The women and men that work in the market are not only vendors or shop keepers. They are in fact practitioners of traditional medicine and many of them have been in the family business of healing for generations. They take their work seriously and after the tourists have paid their bills they have the opportunity to work in their communities to make a healthier relationship between the natural environment and the people living in the modern society.

Many of the witches, folk doctors, medicine women, fortunetellers, and astrologers live as well as work on the Calle Linares, so it’s important to be respectful. Remember when adventuring through the witches’ market, that it is a serious and sacred place. While soapstone amulets may not seem filled with spiritual importance to the average tourist, they are sacred symbols to the yatiri, and though many of the yatiri are happy to answer questions and smile for tourists’ cameras, they are not props, and they don’t want their pictures taken without permission.

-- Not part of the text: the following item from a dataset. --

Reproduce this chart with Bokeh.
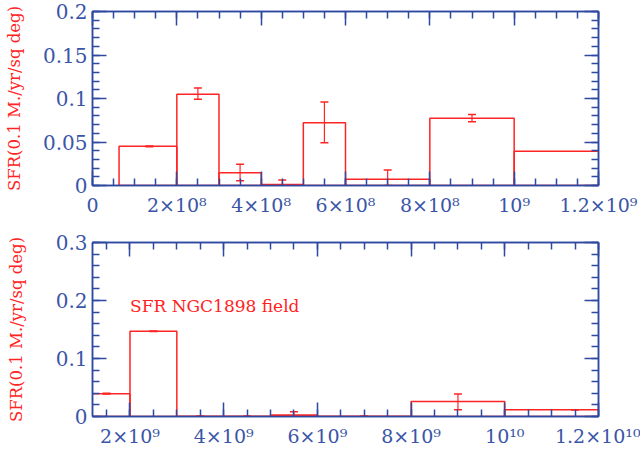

Navigating the witches’ market is not just a part of visiting La Paz, it’s a fulfilment of powerful spells cast by the yatiri years ago. They were determined to increase business, and believe that the steady increase in tourism is due in part to the sacrifices they have made to Pachamama. Walking through the witches’ market offers the opportunity to look into the soul and history of Bolivia. To see the relationship of people with a spiritual history and the natural environment. If you’re suffering from altitude sickness, looking for safe travels on the rest of your trip, or trying to change your luck for the better, El Mercado de Hechicheria is an absolute must see.